__GIVEN PROBLEM__:
Skip all pictures, then copy the lines from the start of the data through the line with "fig = go.Figure()", keeping both ends.

________________

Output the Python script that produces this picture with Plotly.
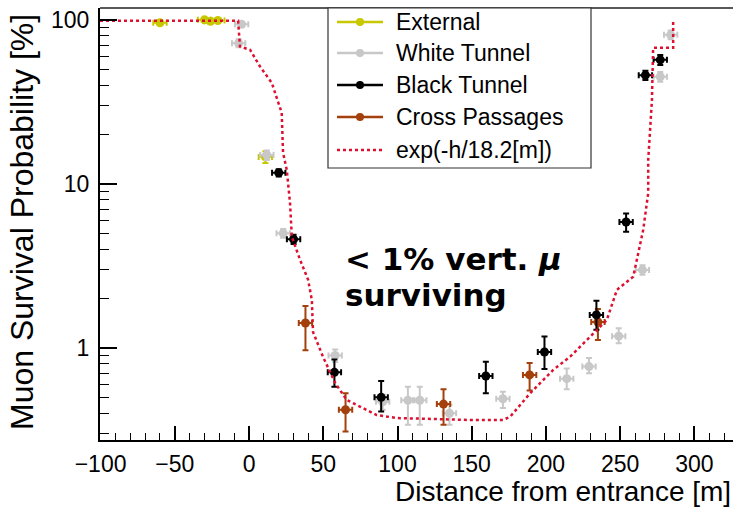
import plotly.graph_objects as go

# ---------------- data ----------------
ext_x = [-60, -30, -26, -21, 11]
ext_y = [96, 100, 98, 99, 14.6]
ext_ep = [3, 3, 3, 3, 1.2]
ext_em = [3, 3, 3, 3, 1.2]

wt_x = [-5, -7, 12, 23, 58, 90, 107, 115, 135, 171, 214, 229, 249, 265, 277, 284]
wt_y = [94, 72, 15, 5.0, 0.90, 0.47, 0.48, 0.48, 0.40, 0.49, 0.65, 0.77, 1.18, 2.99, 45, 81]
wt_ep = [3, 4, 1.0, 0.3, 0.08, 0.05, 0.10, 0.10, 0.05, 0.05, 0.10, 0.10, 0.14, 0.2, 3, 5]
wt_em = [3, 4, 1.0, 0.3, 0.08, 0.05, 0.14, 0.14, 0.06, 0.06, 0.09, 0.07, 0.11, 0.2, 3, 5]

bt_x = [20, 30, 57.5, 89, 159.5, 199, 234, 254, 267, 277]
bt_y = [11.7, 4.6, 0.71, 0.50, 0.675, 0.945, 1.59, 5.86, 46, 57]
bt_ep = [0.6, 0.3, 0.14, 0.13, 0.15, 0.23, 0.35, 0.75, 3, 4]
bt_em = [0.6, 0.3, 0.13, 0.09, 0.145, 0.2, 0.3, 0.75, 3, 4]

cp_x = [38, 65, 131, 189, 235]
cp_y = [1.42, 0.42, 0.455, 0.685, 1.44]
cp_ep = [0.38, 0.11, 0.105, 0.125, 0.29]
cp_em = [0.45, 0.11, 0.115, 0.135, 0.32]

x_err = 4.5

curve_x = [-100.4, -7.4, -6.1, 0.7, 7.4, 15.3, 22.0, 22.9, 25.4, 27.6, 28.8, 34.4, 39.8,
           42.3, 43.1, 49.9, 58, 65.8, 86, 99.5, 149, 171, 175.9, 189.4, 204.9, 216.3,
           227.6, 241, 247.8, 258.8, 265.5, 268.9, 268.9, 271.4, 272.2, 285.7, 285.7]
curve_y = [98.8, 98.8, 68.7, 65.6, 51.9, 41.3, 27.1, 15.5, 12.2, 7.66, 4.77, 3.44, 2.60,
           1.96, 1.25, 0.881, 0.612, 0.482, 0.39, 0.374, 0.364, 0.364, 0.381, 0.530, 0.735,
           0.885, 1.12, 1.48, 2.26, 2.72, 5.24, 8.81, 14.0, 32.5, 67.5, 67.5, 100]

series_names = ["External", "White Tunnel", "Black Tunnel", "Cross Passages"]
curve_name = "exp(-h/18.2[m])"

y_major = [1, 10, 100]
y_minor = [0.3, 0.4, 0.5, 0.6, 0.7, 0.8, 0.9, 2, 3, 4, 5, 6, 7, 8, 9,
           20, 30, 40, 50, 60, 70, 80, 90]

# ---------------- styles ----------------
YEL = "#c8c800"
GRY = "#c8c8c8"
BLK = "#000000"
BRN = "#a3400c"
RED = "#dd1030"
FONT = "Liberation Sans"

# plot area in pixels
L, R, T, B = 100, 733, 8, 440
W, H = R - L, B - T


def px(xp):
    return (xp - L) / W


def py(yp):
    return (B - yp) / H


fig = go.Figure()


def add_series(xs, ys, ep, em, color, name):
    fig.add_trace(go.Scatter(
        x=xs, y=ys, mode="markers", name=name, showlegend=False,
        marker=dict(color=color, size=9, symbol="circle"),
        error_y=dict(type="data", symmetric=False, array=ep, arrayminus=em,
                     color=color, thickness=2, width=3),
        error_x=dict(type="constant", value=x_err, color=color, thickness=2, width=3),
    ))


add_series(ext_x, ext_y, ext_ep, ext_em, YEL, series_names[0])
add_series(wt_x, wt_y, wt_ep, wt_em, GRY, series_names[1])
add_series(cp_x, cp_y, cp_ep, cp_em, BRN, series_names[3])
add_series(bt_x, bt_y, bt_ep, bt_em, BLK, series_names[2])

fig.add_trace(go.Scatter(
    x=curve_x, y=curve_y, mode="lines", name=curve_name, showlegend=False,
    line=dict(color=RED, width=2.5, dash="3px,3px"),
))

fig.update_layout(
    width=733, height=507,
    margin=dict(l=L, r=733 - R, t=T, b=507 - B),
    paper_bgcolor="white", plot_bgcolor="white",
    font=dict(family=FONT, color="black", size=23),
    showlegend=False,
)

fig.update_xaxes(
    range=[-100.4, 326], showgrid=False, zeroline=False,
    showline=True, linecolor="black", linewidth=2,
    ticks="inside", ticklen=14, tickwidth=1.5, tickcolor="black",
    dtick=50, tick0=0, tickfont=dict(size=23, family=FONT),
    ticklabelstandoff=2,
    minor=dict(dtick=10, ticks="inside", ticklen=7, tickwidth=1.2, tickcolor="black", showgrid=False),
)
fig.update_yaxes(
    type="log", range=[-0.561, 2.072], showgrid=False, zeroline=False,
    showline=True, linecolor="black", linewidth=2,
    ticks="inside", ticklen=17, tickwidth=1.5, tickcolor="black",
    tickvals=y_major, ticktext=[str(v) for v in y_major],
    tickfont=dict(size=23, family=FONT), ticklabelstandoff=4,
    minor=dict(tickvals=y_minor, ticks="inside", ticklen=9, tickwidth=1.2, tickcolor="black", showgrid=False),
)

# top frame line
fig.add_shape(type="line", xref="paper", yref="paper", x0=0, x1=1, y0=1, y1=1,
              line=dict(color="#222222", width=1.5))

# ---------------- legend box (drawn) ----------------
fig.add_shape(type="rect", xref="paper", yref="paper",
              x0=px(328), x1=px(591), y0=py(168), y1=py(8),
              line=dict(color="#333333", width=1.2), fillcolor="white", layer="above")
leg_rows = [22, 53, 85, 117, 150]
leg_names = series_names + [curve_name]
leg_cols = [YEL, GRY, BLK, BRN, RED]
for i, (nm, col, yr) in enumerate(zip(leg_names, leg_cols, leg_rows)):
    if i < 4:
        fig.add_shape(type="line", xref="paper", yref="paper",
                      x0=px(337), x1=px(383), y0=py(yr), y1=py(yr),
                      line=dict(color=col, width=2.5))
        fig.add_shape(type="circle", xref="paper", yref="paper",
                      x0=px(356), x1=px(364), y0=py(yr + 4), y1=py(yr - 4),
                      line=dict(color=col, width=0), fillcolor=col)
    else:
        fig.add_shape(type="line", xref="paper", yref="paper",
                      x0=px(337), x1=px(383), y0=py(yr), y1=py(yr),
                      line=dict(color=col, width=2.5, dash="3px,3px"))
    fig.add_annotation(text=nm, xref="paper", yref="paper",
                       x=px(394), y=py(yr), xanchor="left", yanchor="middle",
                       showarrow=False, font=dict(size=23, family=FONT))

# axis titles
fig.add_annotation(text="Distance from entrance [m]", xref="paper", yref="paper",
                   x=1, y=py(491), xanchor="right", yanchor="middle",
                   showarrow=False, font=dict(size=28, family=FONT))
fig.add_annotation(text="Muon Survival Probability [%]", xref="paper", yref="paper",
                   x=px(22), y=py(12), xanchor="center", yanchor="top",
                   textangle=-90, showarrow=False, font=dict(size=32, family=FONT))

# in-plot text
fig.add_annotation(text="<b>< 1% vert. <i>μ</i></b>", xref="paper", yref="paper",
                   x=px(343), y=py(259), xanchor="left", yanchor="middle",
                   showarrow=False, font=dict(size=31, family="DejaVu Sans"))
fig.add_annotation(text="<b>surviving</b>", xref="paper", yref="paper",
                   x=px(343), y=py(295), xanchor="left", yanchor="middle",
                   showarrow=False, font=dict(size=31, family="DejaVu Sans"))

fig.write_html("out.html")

________________

__RESPONSE BELOW__:
Output the Python script that produces this picture with Plotly.
import plotly.graph_objects as go

# ---------------- data ----------------
ext_x = [-60, -30, -26, -21, 11]
ext_y = [96, 100, 98, 99, 14.6]
ext_ep = [3, 3, 3, 3, 1.2]
ext_em = [3, 3, 3, 3, 1.2]

wt_x = [-5, -7, 12, 23, 58, 90, 107, 115, 135, 171, 214, 229, 249, 265, 277, 284]
wt_y = [94, 72, 15, 5.0, 0.90, 0.47, 0.48, 0.48, 0.40, 0.49, 0.65, 0.77, 1.18, 2.99, 45, 81]
wt_ep = [3, 4, 1.0, 0.3, 0.08, 0.05, 0.10, 0.10, 0.05, 0.05, 0.10, 0.10, 0.14, 0.2, 3, 5]
wt_em = [3, 4, 1.0, 0.3, 0.08, 0.05, 0.14, 0.14, 0.06, 0.06, 0.09, 0.07, 0.11, 0.2, 3, 5]

bt_x = [20, 30, 57.5, 89, 159.5, 199, 234, 254, 267, 277]
bt_y = [11.7, 4.6, 0.71, 0.50, 0.675, 0.945, 1.59, 5.86, 46, 57]
bt_ep = [0.6, 0.3, 0.14, 0.13, 0.15, 0.23, 0.35, 0.75, 3, 4]
bt_em = [0.6, 0.3, 0.13, 0.09, 0.145, 0.2, 0.3, 0.75, 3, 4]

cp_x = [38, 65, 131, 189, 235]
cp_y = [1.42, 0.42, 0.455, 0.685, 1.44]
cp_ep = [0.38, 0.11, 0.105, 0.125, 0.29]
cp_em = [0.45, 0.11, 0.115, 0.135, 0.32]

x_err = 4.5

curve_x = [-100.4, -7.4, -6.1, 0.7, 7.4, 15.3, 22.0, 22.9, 25.4, 27.6, 28.8, 34.4, 39.8,
           42.3, 43.1, 49.9, 58, 65.8, 86, 99.5, 149, 171, 175.9, 189.4, 204.9, 216.3,
           227.6, 241, 247.8, 258.8, 265.5, 268.9, 268.9, 271.4, 272.2, 285.7, 285.7]
curve_y = [98.8, 98.8, 68.7, 65.6, 51.9, 41.3, 27.1, 15.5, 12.2, 7.66, 4.77, 3.44, 2.60,
           1.96, 1.25, 0.881, 0.612, 0.482, 0.39, 0.374, 0.364, 0.364, 0.381, 0.530, 0.735,
           0.885, 1.12, 1.48, 2.26, 2.72, 5.24, 8.81, 14.0, 32.5, 67.5, 67.5, 100]

series_names = ["External", "White Tunnel", "Black Tunnel", "Cross Passages"]
curve_name = "exp(-h/18.2[m])"

y_major = [1, 10, 100]
y_minor = [0.3, 0.4, 0.5, 0.6, 0.7, 0.8, 0.9, 2, 3, 4, 5, 6, 7, 8, 9,
           20, 30, 40, 50, 60, 70, 80, 90]

# ---------------- styles ----------------
YEL = "#c8c800"
GRY = "#c8c8c8"
BLK = "#000000"
BRN = "#a3400c"
RED = "#dd1030"
FONT = "Liberation Sans"

# plot area in pixels
L, R, T, B = 100, 733, 8, 440
W, H = R - L, B - T


def px(xp):
    return (xp - L) / W


def py(yp):
    return (B - yp) / H


fig = go.Figure()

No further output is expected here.